One of the first things I look for in a site, especially when I’m considering buying something like a special script or some freelance work from a small company, is a forum. In the forum, a company shows how it will treat future customers by the way it treats current ones. Yes, I know this freedom can very easily have drawbacks to the business owner in that even one irrational poster can give a negative or false impression of the business.

But the main benefit of forums, at least to me, is that only in forums do you get the answers you need. How many times have you been irritated by canned email responses that didn’t address your question? Or by a KB FAQ that in its efforts to paint the company in a good light completely skips over the same question that everybody asks–Why can’t ABC software do XYZ? I honestly appreciate a business that comes clean as says something like Yes, we would like to add that functionality. It’s a feature planned for an upcoming version.

In short, forums offer the most personal and permanent access to other people, especially the “big guy” running the place.

But the big problem with forums is that people use them. big grin A forum is wide open in terms of what content can be posted, what format, etc. Many people try to force a forum to function as their own little Amazon.com by making endless rules, overmoderating, adding hacks that fall short, etc. Hey, guys, next time you watch a DVD, post the name of the movie, the year it was made, the main actors, the number of stars you give it, a short review, all in that order. Then everybody else will rate the review. Etc. You get the point.

Forums are popular because they work so well and they allow the little guy to throw up a website. More power to ’em, I say. I may not visit these sites, but I think it’s great that so many people have this option available to them for such a low cost–it’s truly a democratization of the Internet.
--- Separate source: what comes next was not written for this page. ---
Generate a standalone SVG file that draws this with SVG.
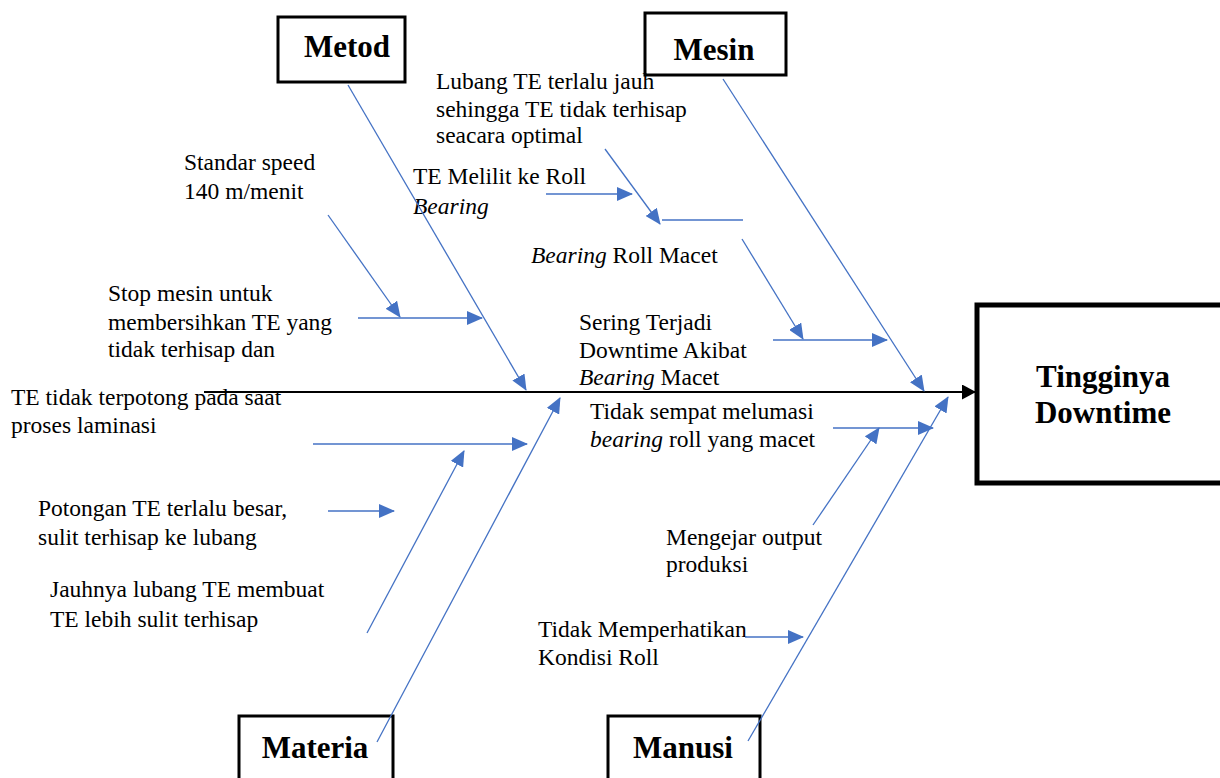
<svg xmlns="http://www.w3.org/2000/svg" width="1220" height="778" viewBox="0 0 1220 778">
<style>
.box{fill:#fff;stroke:#000;stroke-width:3}
.head{fill:#fff;stroke:#000;stroke-width:5}
.lbl{font-family:'Liberation Serif','Times New Roman',serif;font-weight:bold;font-size:31px;fill:#000;text-anchor:middle}
.t{font-family:'Liberation Serif','Times New Roman',serif;font-size:23.5px;fill:#000}
.b{stroke:#4472C4;stroke-width:1.3;fill:none}
.ba{stroke:#4472C4;stroke-width:1.3;fill:none;marker-end:url(#ah)}
</style>
<defs>
<marker id="ah" viewBox="0 0 16 14" refX="15" refY="7" markerWidth="16" markerHeight="14" markerUnits="userSpaceOnUse" orient="auto"><path d="M0,0 L16,7 L0,14 z" fill="#4472C4"/></marker>
<marker id="bh" viewBox="0 0 14 15" refX="13" refY="7.5" markerWidth="14" markerHeight="15" markerUnits="userSpaceOnUse" orient="auto"><path d="M0,0 L14,7.5 L0,15 z" fill="#000"/></marker>
</defs>
<rect width="1220" height="778" fill="#fff"/>
<g id="metod"><rect class="box" x="278" y="17" width="127" height="65"/><text class="lbl" x="347" y="57">Metod</text></g>
<g id="mesin"><rect class="box" x="645" y="13" width="141" height="62"/><text class="lbl" x="714" y="60">Mesin</text></g>
<g id="materia"><rect class="box" x="239" y="716" width="154" height="70"/><text class="lbl" x="315" y="758">Materia</text></g>
<g id="manusi"><rect class="box" x="608" y="716" width="152" height="70"/><text class="lbl" x="683" y="758">Manusi</text></g>
<g id="head"><rect class="head" x="977" y="305" width="260" height="178"/><text class="lbl" x="1103" y="387">Tingginya</text><text class="lbl" x="1103" y="423">Downtime</text></g>
<g id="causes">
<text class="t" x="436" y="89">Lubang TE terlalu jauh</text>
<text class="t" x="436" y="117">sehingga TE tidak terhisap</text>
<text class="t" x="436" y="143">seacara optimal</text>
<text class="t" x="184" y="170">Standar speed</text>
<text class="t" x="184" y="199">140 m/menit</text>
<text class="t" x="413" y="184">TE Melilit ke Roll</text>
<text class="t" x="413" y="214" font-style="italic">Bearing</text>
<text class="t" x="531" y="263"><tspan font-style="italic">Bearing</tspan> Roll Macet</text>
<text class="t" x="108" y="301">Stop mesin untuk</text>
<text class="t" x="108" y="330">membersihkan TE yang</text>
<text class="t" x="108" y="357">tidak terhisap dan</text>
<text class="t" x="579" y="330">Sering Terjadi</text>
<text class="t" x="579" y="358">Downtime Akibat</text>
<text class="t" x="579" y="385"><tspan font-style="italic">Bearing</tspan> Macet</text>
<text class="t" x="11" y="405">TE tidak terpotong pada saat</text>
<text class="t" x="11" y="433">proses laminasi</text>
<text class="t" x="590" y="419">Tidak sempat melumasi</text>
<text class="t" x="590" y="447"><tspan font-style="italic">bearing</tspan> roll yang macet</text>
<text class="t" x="38" y="516">Potongan TE terlalu besar,</text>
<text class="t" x="38" y="545">sulit terhisap ke lubang</text>
<text class="t" x="666" y="545">Mengejar output</text>
<text class="t" x="666" y="572">produksi</text>
<text class="t" x="50" y="597">Jauhnya lubang TE membuat</text>
<text class="t" x="50" y="627">TE lebih sulit terhisap</text>
<text class="t" x="538" y="637">Tidak Memperhatikan</text>
<text class="t" x="538" y="665">Kondisi Roll</text>
</g>
<g id="connectors">
<line x1="204" y1="392" x2="975" y2="392" stroke="#000" stroke-width="2.2" marker-end="url(#bh)"/>
<line class="ba" x1="348" y1="85" x2="526" y2="390"/>
<line class="ba" x1="723" y1="79" x2="924" y2="391"/>
<line class="ba" x1="377" y1="742" x2="560" y2="398"/>
<line class="ba" x1="748" y1="741" x2="948" y2="397"/>
<line class="ba" x1="358" y1="318" x2="482" y2="318"/>
<line class="ba" x1="328" y1="215" x2="400" y2="317"/>
<line class="ba" x1="546" y1="194" x2="632" y2="194"/>
<line class="ba" x1="605" y1="149" x2="660" y2="224"/>
<line class="b" x1="662" y1="220" x2="743" y2="220"/>
<line class="ba" x1="742" y1="239" x2="803" y2="339"/>
<line class="ba" x1="773" y1="340" x2="887" y2="340"/>
<line class="ba" x1="313" y1="444" x2="527" y2="444"/>
<line class="ba" x1="367" y1="633" x2="464" y2="451"/>
<line class="ba" x1="328" y1="511" x2="394" y2="511"/>
<line class="ba" x1="833" y1="428" x2="933" y2="428"/>
<line class="ba" x1="813" y1="525" x2="879" y2="428"/>
<line class="ba" x1="745" y1="637" x2="803" y2="637"/>
</g>
</svg>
If I had to guess, I’d say that blogs will continue to gain popularity, wikis will start sprouting up in more places. But what the Internet is craving right now, in my opinion, is a quality CMS (or whatever you want to call it). A soon as somebody can do for CMSs what the major forum software companies have done for forums, they too will be everywhere.

(BTW James, when I clikcode, the scroll bar goes all the way back to the top.)

Lee

Ah, some very good points raised there, Jimmy.

I agree with the majority of what you have said - but some websites can also benefit from being a forum only website.

Take into account say, a support group of some sort. The main focus there is message boards, and there is no real need for a website to accompany.

James Mathias

Hi Lee,

I don’t necessarily think a support group web-site has to be based on a forum only solution, in fact I don’t think forums are a very good tool for true customer support.